When Port of Montreal longshore workers voted against accepting “the
last and final offer” presented by employers this past Thursday, the Maritime
Employers Association (MEA), as it had said it would, imposed a lockout as of
9.00 p.m. Sunday. And this morning, on
the first day of the lockout, the CEO of the Montreal Port Authority (MPA), Julie Gascon, warned about the severe economic consequences of a prolonged dispute
for Montreal, Quebec, and all of Canada.
“This lockout affects not only the 1,200 longshoremen directly impacted
by the work stoppage, but it also impacts over 10,000 workers in the logistics
sector, from trucking and railway employees to maritime agents and pilots.”

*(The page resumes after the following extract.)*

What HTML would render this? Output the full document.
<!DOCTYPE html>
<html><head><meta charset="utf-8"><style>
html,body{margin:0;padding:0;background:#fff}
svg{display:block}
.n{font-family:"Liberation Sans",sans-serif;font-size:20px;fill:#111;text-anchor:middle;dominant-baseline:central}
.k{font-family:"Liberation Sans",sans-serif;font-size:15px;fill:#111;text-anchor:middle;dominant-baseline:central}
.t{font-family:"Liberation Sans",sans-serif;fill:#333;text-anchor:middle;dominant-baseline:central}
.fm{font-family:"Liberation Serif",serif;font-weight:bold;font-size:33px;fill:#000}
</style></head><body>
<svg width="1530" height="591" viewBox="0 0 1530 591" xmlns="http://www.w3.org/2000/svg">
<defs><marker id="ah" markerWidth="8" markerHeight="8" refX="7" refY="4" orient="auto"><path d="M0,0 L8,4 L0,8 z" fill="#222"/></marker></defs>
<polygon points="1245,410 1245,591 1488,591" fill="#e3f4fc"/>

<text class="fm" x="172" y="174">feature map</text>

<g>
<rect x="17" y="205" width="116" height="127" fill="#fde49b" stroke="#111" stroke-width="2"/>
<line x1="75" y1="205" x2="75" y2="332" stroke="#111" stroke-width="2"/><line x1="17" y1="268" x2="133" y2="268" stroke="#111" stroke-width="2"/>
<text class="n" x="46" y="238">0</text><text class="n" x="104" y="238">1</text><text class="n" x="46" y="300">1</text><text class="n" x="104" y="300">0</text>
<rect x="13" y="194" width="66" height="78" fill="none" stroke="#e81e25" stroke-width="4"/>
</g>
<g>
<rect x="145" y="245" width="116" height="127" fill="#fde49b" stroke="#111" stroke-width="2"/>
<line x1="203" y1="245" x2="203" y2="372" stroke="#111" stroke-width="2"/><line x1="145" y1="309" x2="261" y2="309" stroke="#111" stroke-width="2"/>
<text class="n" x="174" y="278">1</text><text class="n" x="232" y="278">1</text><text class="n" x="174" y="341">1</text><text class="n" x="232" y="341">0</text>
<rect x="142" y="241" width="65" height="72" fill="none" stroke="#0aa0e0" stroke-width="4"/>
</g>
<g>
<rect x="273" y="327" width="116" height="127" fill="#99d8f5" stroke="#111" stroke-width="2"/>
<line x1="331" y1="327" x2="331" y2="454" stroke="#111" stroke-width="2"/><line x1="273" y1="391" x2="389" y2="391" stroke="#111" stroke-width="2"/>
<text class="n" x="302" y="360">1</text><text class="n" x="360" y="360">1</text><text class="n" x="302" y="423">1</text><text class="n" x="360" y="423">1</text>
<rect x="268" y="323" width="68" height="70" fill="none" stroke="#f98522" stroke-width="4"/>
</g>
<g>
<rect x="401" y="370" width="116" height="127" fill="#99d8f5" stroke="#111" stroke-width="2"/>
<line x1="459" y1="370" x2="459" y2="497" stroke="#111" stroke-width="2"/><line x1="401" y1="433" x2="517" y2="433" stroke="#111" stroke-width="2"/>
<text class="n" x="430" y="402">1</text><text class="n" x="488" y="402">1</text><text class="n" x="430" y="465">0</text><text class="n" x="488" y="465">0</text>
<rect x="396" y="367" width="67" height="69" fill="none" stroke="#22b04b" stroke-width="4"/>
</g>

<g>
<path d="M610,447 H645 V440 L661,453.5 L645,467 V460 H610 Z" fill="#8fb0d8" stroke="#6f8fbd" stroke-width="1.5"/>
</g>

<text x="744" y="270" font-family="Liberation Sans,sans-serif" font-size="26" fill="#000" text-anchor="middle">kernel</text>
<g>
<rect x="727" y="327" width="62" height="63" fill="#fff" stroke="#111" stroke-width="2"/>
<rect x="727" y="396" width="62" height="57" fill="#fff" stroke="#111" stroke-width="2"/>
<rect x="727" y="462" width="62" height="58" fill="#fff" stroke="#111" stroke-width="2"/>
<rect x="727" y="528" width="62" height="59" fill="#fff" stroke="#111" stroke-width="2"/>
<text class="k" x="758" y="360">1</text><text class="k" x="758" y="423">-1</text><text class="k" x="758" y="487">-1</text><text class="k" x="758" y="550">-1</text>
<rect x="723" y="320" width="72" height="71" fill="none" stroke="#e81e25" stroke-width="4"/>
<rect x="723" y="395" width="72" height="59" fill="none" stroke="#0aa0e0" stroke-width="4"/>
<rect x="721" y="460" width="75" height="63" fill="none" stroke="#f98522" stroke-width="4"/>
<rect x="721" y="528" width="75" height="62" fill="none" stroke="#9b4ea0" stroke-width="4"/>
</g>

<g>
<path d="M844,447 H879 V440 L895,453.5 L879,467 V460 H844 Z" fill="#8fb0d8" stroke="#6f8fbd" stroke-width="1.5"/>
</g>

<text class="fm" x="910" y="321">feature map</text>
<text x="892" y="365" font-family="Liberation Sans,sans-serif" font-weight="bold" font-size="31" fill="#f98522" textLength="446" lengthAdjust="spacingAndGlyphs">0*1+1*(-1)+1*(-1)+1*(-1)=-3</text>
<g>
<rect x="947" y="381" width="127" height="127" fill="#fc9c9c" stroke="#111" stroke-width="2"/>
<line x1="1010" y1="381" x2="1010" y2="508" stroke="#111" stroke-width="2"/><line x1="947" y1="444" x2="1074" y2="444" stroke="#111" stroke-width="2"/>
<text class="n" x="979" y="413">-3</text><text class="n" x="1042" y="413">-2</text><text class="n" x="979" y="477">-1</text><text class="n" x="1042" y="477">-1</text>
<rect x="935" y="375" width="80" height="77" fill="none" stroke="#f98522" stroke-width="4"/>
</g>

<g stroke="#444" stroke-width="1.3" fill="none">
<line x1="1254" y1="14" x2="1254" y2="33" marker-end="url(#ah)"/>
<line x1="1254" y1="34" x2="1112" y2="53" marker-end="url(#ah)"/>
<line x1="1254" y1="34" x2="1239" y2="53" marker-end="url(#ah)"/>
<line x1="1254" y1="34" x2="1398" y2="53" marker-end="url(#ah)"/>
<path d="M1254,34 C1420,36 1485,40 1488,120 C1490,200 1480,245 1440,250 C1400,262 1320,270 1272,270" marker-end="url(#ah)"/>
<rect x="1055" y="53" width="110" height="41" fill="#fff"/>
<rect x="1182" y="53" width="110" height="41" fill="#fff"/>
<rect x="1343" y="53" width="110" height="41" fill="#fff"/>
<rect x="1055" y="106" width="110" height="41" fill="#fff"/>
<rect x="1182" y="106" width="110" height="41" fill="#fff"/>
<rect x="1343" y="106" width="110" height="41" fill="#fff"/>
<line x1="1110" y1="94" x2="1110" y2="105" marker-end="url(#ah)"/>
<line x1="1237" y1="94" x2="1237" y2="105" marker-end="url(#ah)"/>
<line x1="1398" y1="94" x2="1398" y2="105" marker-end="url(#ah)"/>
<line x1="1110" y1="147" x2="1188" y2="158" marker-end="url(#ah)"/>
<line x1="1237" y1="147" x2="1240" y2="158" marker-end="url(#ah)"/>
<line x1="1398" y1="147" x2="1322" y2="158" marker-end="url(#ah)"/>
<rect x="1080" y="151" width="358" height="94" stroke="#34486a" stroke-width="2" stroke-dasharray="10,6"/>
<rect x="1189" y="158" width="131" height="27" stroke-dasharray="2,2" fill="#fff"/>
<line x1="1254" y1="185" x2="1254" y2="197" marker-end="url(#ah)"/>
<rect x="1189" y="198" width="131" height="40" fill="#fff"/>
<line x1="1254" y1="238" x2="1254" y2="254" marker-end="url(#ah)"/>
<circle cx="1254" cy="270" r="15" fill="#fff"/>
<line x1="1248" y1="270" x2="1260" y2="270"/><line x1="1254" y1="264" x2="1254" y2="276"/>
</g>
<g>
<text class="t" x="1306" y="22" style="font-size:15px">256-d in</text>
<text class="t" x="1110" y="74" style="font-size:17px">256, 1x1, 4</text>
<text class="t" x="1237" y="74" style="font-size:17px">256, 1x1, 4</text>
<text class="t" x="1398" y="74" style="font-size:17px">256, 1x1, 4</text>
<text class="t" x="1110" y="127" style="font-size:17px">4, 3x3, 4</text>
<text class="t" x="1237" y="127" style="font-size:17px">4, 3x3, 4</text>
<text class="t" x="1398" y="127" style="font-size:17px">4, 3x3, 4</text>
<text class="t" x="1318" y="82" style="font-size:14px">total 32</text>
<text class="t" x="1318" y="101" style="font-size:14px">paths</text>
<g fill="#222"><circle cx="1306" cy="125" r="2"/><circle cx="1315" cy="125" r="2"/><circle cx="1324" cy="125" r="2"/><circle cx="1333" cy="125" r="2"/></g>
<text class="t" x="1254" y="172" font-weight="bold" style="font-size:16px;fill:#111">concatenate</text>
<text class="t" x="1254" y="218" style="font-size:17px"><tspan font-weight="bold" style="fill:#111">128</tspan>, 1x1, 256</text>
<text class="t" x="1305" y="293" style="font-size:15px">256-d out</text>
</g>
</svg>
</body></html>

said Gascon. “Logistics jobs are the first to be affected, which inevitably
sets off a domino effect throughout the entire economy in the markets we
serve.”
According to
Gascon, each day of the conflict drives ships further from Canadian docks and
jeopardizes jobs and revenue for businesses. With
reports indicating that shipping lines are already diverting their vessels to
other East Coast ports, Gascon is concerned about Canada’s supply chain
reputation as a reliable destination for goods transportation in North America.
She points out that when the supply chain is disrupted, both small and large
companies that rely on importing and exporting goods are forced to find
alternatives that are often more costly or simply non-existent.

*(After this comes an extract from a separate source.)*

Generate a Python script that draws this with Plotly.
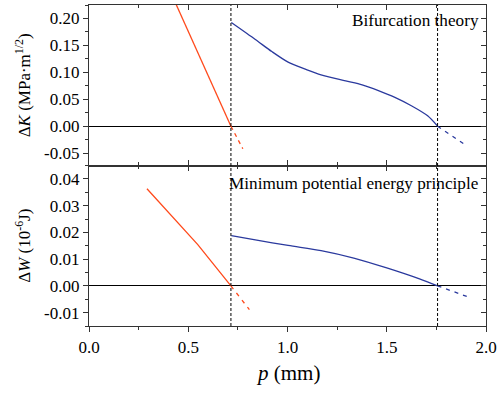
import numpy as np
import plotly.graph_objects as go

# ---------------- data ----------------
# Top panel: Bifurcation theory, Delta K (MPa m^1/2)
red_K_p = [0.40, 0.50, 0.60, 0.715]
red_K = [0.258, 0.176, 0.094, 0.0]
red_K_dash_p = [0.715, 0.775]
red_K_dash = [0.0, -0.042]

blue_K_p = [0.717, 0.838, 0.921, 1.003, 1.086, 1.169, 1.293, 1.376, 1.458, 1.541, 1.624, 1.706, 1.756]
blue_K = [0.1925, 0.1610, 0.1385, 0.1189, 0.1065, 0.0953, 0.0840, 0.0766, 0.066, 0.0535, 0.0379, 0.0192, 0.0]
blue_K_dash_p = [1.756, 1.905]
blue_K_dash = [0.0, -0.037]

# Bottom panel: Minimum potential energy principle, Delta W (1e-6 J)
red_W_p = [0.292, 0.42, 0.548, 0.715]
red_W = [0.0363, 0.0259, 0.0154, 0.0]
red_W_dash_p = [0.715, 0.808]
red_W_dash = [0.0, -0.0089]

blue_W_p = [0.717, 0.838, 1.003, 1.169, 1.334, 1.5, 1.665, 1.756]
blue_W = [0.0188, 0.0172, 0.0151, 0.0132, 0.0104, 0.0067, 0.0026, 0.0]
blue_W_dash_p = [1.756, 1.913]
blue_W_dash = [0.0, -0.0042]

crit_p = [0.715, 1.756]

x_ticks = [0.0, 0.5, 1.0, 1.5, 2.0]
x_ticklabels = ["0.0", "0.5", "1.0", "1.5", "2.0"]
yK_ticks = [-0.05, 0.0, 0.05, 0.10, 0.15, 0.20]
yK_ticklabels = ["-0.05", "0.00", "0.05", "0.10", "0.15", "0.20"]
yW_ticks = [-0.01, 0.0, 0.01, 0.02, 0.03, 0.04]
yW_ticklabels = ["-0.01", "0.00", "0.01", "0.02", "0.03", "0.04"]

RED = "#ff4a1c"
BLUE = "#2b3a9e"
FONT = "Liberation Serif, Times New Roman, serif"
AX = "#333333"

fig = go.Figure()

def line(x, y, color, xa, ya, dash=None, spline=False):
    fig.add_trace(go.Scatter(x=x, y=y, mode="lines", xaxis=xa, yaxis=ya,
                             line=dict(color=color, width=1.3, dash=dash,
                                       shape="spline" if spline else "linear",
                                       smoothing=0.8),
                             showlegend=False, hoverinfo="skip"))

# top panel (x2, y2)
line(red_K_p, red_K, RED, "x2", "y2")
line(red_K_dash_p, red_K_dash, RED, "x2", "y2", "4px,4px")
line(blue_K_p, blue_K, BLUE, "x2", "y2", spline=True)
line(blue_K_dash_p, blue_K_dash, BLUE, "x2", "y2", "4px,5px")
# bottom panel (x, y)
line(red_W_p, red_W, RED, "x", "y")
line(red_W_dash_p, red_W_dash, RED, "x", "y", "4px,5px")
line(blue_W_p, blue_W, BLUE, "x", "y", spline=True)
line(blue_W_dash_p, blue_W_dash, BLUE, "x", "y", "4px,5px")

# invisible traces so the mirror axes get drawn
for xa, ya in [("x3", "y3"), ("x4", "y4")]:
    fig.add_trace(go.Scatter(x=[None], y=[None], xaxis=xa, yaxis=ya,
                             showlegend=False, hoverinfo="skip"))

xr = [0, 2]
yKr = [-0.073, 0.225]
yWr = [-0.015, 0.045]
font = dict(family=FONT, size=17, color="black")

x_minor = list(np.arange(0, 2.001, 0.25))
yK_minor = list(np.arange(-0.075, 0.226, 0.025))
yW_minor = list(np.arange(-0.015, 0.046, 0.005))

common = dict(showline=True, linecolor=AX, linewidth=1.3, showgrid=False,
              tickcolor=AX, tickwidth=1, ticklen=5, ticklabeloverflow="allow")

def xax(anchor, side="bottom", overlay=None, show=False):
    d = dict(common, range=xr, anchor=anchor, side=side, domain=[0, 1],
             ticks="outside" if show else "inside",
             tickmode="array", tickvals=x_ticks, ticktext=x_ticklabels,
             showticklabels=show, tickfont=font, zeroline=False,
             minor=dict(tickmode="array", tickvals=x_minor,
                        ticks="outside" if show else "inside", ticklen=3,
                        tickcolor=AX))
    if overlay:
        d["overlaying"] = overlay
    return d

def yax(anchor, rng, ticks, labels, minor, dom, side="left", overlay=None, show=False):
    d = dict(common, range=rng, anchor=anchor, side=side,
             ticks="outside" if show else "inside",
             tickmode="array", tickvals=ticks, ticktext=labels,
             showticklabels=show, tickfont=font,
             zeroline=show, zerolinecolor="black", zerolinewidth=1.3,
             minor=dict(tickmode="array", tickvals=minor,
                        ticks="outside" if show else "inside", ticklen=3,
                        tickcolor=AX))
    if overlay:
        d["overlaying"] = overlay
    else:
        d["domain"] = dom
    return d

fig.update_layout(
    width=502, height=396,
    margin=dict(l=89, r=10, t=5, b=70),
    paper_bgcolor="white", plot_bgcolor="white",
    font=dict(family=FONT, size=17, color="black"),
    xaxis=xax("y", show=True),
    xaxis2=dict(xax("y2"), matches="x"),
    xaxis3=xax("y", side="top", overlay="x"),
    xaxis4=xax("y2", side="top", overlay="x2"),
    yaxis=yax("x", yWr, yW_ticks, yW_ticklabels, yW_minor, [0, 0.5], show=True),
    yaxis2=yax("x2", yKr, yK_ticks, yK_ticklabels, yK_minor, [0.5, 1], show=True),
    yaxis3=yax("x", yWr, yW_ticks, yW_ticklabels, yW_minor, None, side="right", overlay="y"),
    yaxis4=yax("x2", yKr, yK_ticks, yK_ticklabels, yK_minor, None, side="right", overlay="y2"),
)

# vertical dotted lines at the critical p values
for cp in crit_p:
    fig.add_shape(type="line", xref="x", yref="paper", x0=cp, x1=cp, y0=0, y1=1,
                  line=dict(color="black", width=1, dash="3px,2px"))

fig.add_annotation(text="Bifurcation theory", xref="paper", yref="y2 domain",
                   x=0.988, y=0.906, xanchor="right", yanchor="middle",
                   showarrow=False, font=dict(family=FONT, size=17.2, color="black"))
fig.add_annotation(text="Minimum potential energy principle", xref="paper", yref="y domain",
                   x=0.988, y=0.888, xanchor="right", yanchor="middle",
                   showarrow=False, font=dict(family=FONT, size=17.2, color="black"))
fig.add_annotation(text="Δ<i>K</i> (MPa·m<sup>1/2</sup>)", xref="paper", yref="paper",
                   x=-0.166, y=0.75, xanchor="center", yanchor="middle", textangle=-90,
                   showarrow=False, font=dict(family=FONT, size=17, color="black"))
fig.add_annotation(text="Δ<i>W</i> (10<sup>-6</sup>J)", xref="paper", yref="paper",
                   x=-0.166, y=0.25, xanchor="center", yanchor="middle", textangle=-90,
                   showarrow=False, font=dict(family=FONT, size=17, color="black"))
fig.add_annotation(text="<i>p</i> (mm)", xref="paper", yref="paper",
                   x=0.5, y=-0.146, xanchor="center", yanchor="middle",
                   showarrow=False, font=dict(family=FONT, size=21, color="black"))

fig.write_html("out.html")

The MEA has reiterated its request to Canada’s Minister of
Labour, Steven MacKinnon, to intervene to resolve the impasse as quickly as
possible. It says that a number of economic and maritime players across Canada
have made the same request in recent weeks to get things moving and that, “they
all want this dispute to be resolved so that Quebec and Canadian businesses can
no longer be held hostage and rely on predictable and uninterrupted operations
at the Port of Montreal.”
MEA’s final offer, tabled on Thursday, provided for a 3% salary increase
per year for four years and a 3.5% increase for the two subsequent years,
retroactive to the beginning of 2024. When the contract expires, the total
average compensation of a longshore worker at the Port of Montreal would be
more than CAD 200,000 per year. According
to the MEA, its offer also maintained “several unique benefits not available to
their colleagues in other Canadian ports, including a very generous pension
plan, fully paid by the employer and entirely managed by the union, as well as
an income guarantee that allows longshore workers to receive their wages even
when they are not working. The proposed increases would also apply to the
current pension plan, income guarantee and other actual benefits.”
The MEA says that it remains willing to collaborate on any new
initiatives that may be proposed by the Minister of Labour to reach a
satisfactory agreement between the parties as quickly as possible.